Restate each of the lines given below, word for word.

-- START Source excerpt --

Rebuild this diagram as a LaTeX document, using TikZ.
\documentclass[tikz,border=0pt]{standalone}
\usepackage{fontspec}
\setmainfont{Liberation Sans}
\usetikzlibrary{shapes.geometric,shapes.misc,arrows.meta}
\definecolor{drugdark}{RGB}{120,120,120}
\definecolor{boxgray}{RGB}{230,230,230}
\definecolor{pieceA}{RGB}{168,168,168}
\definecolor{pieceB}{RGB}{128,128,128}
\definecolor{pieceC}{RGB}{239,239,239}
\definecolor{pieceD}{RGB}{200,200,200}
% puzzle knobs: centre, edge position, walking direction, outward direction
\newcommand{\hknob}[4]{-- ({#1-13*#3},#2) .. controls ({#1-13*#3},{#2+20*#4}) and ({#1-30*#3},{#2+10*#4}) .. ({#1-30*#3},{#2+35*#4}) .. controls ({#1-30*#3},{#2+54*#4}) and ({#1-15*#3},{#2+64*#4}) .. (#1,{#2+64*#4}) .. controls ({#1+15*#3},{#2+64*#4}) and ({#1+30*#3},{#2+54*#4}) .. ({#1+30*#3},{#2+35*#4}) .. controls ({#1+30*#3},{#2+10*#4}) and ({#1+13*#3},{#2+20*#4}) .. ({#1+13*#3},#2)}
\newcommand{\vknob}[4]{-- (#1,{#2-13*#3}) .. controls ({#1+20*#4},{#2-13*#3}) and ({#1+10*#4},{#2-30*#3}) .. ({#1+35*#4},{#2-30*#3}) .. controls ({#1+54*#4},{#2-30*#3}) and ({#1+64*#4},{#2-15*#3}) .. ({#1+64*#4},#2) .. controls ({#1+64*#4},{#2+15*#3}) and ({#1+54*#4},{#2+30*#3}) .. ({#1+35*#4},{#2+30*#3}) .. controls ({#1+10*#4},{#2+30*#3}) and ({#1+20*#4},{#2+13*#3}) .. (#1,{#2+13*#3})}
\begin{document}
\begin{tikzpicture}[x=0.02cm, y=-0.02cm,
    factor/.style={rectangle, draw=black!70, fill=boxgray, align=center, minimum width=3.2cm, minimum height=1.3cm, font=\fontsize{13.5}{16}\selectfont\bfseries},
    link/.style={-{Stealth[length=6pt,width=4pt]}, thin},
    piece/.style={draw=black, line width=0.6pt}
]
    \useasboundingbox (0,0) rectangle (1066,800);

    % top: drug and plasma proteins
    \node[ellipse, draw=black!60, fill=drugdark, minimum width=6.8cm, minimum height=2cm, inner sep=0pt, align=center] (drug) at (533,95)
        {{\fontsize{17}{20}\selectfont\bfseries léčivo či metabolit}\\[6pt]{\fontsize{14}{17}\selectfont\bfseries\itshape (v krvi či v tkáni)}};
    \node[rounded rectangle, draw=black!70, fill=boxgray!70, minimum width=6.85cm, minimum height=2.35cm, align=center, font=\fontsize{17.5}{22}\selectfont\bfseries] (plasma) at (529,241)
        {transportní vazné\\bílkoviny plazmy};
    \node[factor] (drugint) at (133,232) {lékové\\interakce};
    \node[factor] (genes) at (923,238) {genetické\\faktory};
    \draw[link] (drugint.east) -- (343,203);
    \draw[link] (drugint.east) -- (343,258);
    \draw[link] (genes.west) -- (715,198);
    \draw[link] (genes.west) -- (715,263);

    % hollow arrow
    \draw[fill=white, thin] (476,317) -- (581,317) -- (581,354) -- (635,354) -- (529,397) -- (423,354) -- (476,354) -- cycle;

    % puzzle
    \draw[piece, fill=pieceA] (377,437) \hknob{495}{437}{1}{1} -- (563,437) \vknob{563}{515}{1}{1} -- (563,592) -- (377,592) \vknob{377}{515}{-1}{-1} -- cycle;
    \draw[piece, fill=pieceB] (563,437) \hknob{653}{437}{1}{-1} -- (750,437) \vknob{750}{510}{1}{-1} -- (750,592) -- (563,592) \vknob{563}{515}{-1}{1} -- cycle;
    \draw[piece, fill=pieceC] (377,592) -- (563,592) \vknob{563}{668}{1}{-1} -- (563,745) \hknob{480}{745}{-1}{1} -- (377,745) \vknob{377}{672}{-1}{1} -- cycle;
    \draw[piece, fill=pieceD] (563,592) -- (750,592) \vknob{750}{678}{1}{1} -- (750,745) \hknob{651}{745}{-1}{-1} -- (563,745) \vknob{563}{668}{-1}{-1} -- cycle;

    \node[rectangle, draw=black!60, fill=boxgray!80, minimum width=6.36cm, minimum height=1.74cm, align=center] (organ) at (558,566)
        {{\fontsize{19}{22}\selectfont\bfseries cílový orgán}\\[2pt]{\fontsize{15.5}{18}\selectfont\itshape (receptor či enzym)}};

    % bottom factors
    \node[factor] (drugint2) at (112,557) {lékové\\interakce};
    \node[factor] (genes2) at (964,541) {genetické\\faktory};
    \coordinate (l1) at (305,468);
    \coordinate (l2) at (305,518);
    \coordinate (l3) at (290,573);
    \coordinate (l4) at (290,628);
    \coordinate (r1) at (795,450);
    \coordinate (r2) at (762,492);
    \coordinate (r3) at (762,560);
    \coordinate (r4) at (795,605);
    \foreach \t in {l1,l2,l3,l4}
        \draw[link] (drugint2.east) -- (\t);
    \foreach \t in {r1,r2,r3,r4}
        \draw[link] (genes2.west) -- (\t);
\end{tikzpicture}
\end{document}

-- END Source excerpt --

Finished task |
Rebuild this diagram as a LaTeX document, using TikZ.
\documentclass[tikz,border=0pt]{standalone}
\usepackage{fontspec}
\setmainfont{Liberation Sans}
\usetikzlibrary{shapes.geometric,shapes.misc,arrows.meta}
\definecolor{drugdark}{RGB}{120,120,120}
\definecolor{boxgray}{RGB}{230,230,230}
\definecolor{pieceA}{RGB}{168,168,168}
\definecolor{pieceB}{RGB}{128,128,128}
\definecolor{pieceC}{RGB}{239,239,239}
\definecolor{pieceD}{RGB}{200,200,200}
% puzzle knobs: centre, edge position, walking direction, outward direction
\newcommand{\hknob}[4]{-- ({#1-13*#3},#2) .. controls ({#1-13*#3},{#2+20*#4}) and ({#1-30*#3},{#2+10*#4}) .. ({#1-30*#3},{#2+35*#4}) .. controls ({#1-30*#3},{#2+54*#4}) and ({#1-15*#3},{#2+64*#4}) .. (#1,{#2+64*#4}) .. controls ({#1+15*#3},{#2+64*#4}) and ({#1+30*#3},{#2+54*#4}) .. ({#1+30*#3},{#2+35*#4}) .. controls ({#1+30*#3},{#2+10*#4}) and ({#1+13*#3},{#2+20*#4}) .. ({#1+13*#3},#2)}
\newcommand{\vknob}[4]{-- (#1,{#2-13*#3}) .. controls ({#1+20*#4},{#2-13*#3}) and ({#1+10*#4},{#2-30*#3}) .. ({#1+35*#4},{#2-30*#3}) .. controls ({#1+54*#4},{#2-30*#3}) and ({#1+64*#4},{#2-15*#3}) .. ({#1+64*#4},#2) .. controls ({#1+64*#4},{#2+15*#3}) and ({#1+54*#4},{#2+30*#3}) .. ({#1+35*#4},{#2+30*#3}) .. controls ({#1+10*#4},{#2+30*#3}) and ({#1+20*#4},{#2+13*#3}) .. (#1,{#2+13*#3})}
\begin{document}
\begin{tikzpicture}[x=0.02cm, y=-0.02cm,
    factor/.style={rectangle, draw=black!70, fill=boxgray, align=center, minimum width=3.2cm, minimum height=1.3cm, font=\fontsize{13.5}{16}\selectfont\bfseries},
    link/.style={-{Stealth[length=6pt,width=4pt]}, thin},
    piece/.style={draw=black, line width=0.6pt}
]
    \useasboundingbox (0,0) rectangle (1066,800);

    % top: drug and plasma proteins
    \node[ellipse, draw=black!60, fill=drugdark, minimum width=6.8cm, minimum height=2cm, inner sep=0pt, align=center] (drug) at (533,95)
        {{\fontsize{17}{20}\selectfont\bfseries léčivo či metabolit}\\[6pt]{\fontsize{14}{17}\selectfont\bfseries\itshape (v krvi či v tkáni)}};
    \node[rounded rectangle, draw=black!70, fill=boxgray!70, minimum width=6.85cm, minimum height=2.35cm, align=center, font=\fontsize{17.5}{22}\selectfont\bfseries] (plasma) at (529,241)
        {transportní vazné\\bílkoviny plazmy};
    \node[factor] (drugint) at (133,232) {lékové\\interakce};
    \node[factor] (genes) at (923,238) {genetické\\faktory};
    \draw[link] (drugint.east) -- (343,203);
    \draw[link] (drugint.east) -- (343,258);
    \draw[link] (genes.west) -- (715,198);
    \draw[link] (genes.west) -- (715,263);

    % hollow arrow
    \draw[fill=white, thin] (476,317) -- (581,317) -- (581,354) -- (635,354) -- (529,397) -- (423,354) -- (476,354) -- cycle;

    % puzzle
    \draw[piece, fill=pieceA] (377,437) \hknob{495}{437}{1}{1} -- (563,437) \vknob{563}{515}{1}{1} -- (563,592) -- (377,592) \vknob{377}{515}{-1}{-1} -- cycle;
    \draw[piece, fill=pieceB] (563,437) \hknob{653}{437}{1}{-1} -- (750,437) \vknob{750}{510}{1}{-1} -- (750,592) -- (563,592) \vknob{563}{515}{-1}{1} -- cycle;
    \draw[piece, fill=pieceC] (377,592) -- (563,592) \vknob{563}{668}{1}{-1} -- (563,745) \hknob{480}{745}{-1}{1} -- (377,745) \vknob{377}{672}{-1}{1} -- cycle;
    \draw[piece, fill=pieceD] (563,592) -- (750,592) \vknob{750}{678}{1}{1} -- (750,745) \hknob{651}{745}{-1}{-1} -- (563,745) \vknob{563}{668}{-1}{-1} -- cycle;

    \node[rectangle, draw=black!60, fill=boxgray!80, minimum width=6.36cm, minimum height=1.74cm, align=center] (organ) at (558,566)
        {{\fontsize{19}{22}\selectfont\bfseries cílový orgán}\\[2pt]{\fontsize{15.5}{18}\selectfont\itshape (receptor či enzym)}};

    % bottom factors
    \node[factor] (drugint2) at (112,557) {lékové\\interakce};
    \node[factor] (genes2) at (964,541) {genetické\\faktory};
    \coordinate (l1) at (305,468);
    \coordinate (l2) at (305,518);
    \coordinate (l3) at (290,573);
    \coordinate (l4) at (290,628);
    \coordinate (r1) at (795,450);
    \coordinate (r2) at (762,492);
    \coordinate (r3) at (762,560);
    \coordinate (r4) at (795,605);
    \foreach \t in {l1,l2,l3,l4}
        \draw[link] (drugint2.east) -- (\t);
    \foreach \t in {r1,r2,r3,r4}
        \draw[link] (genes2.west) -- (\t);
\end{tikzpicture}
\end{document}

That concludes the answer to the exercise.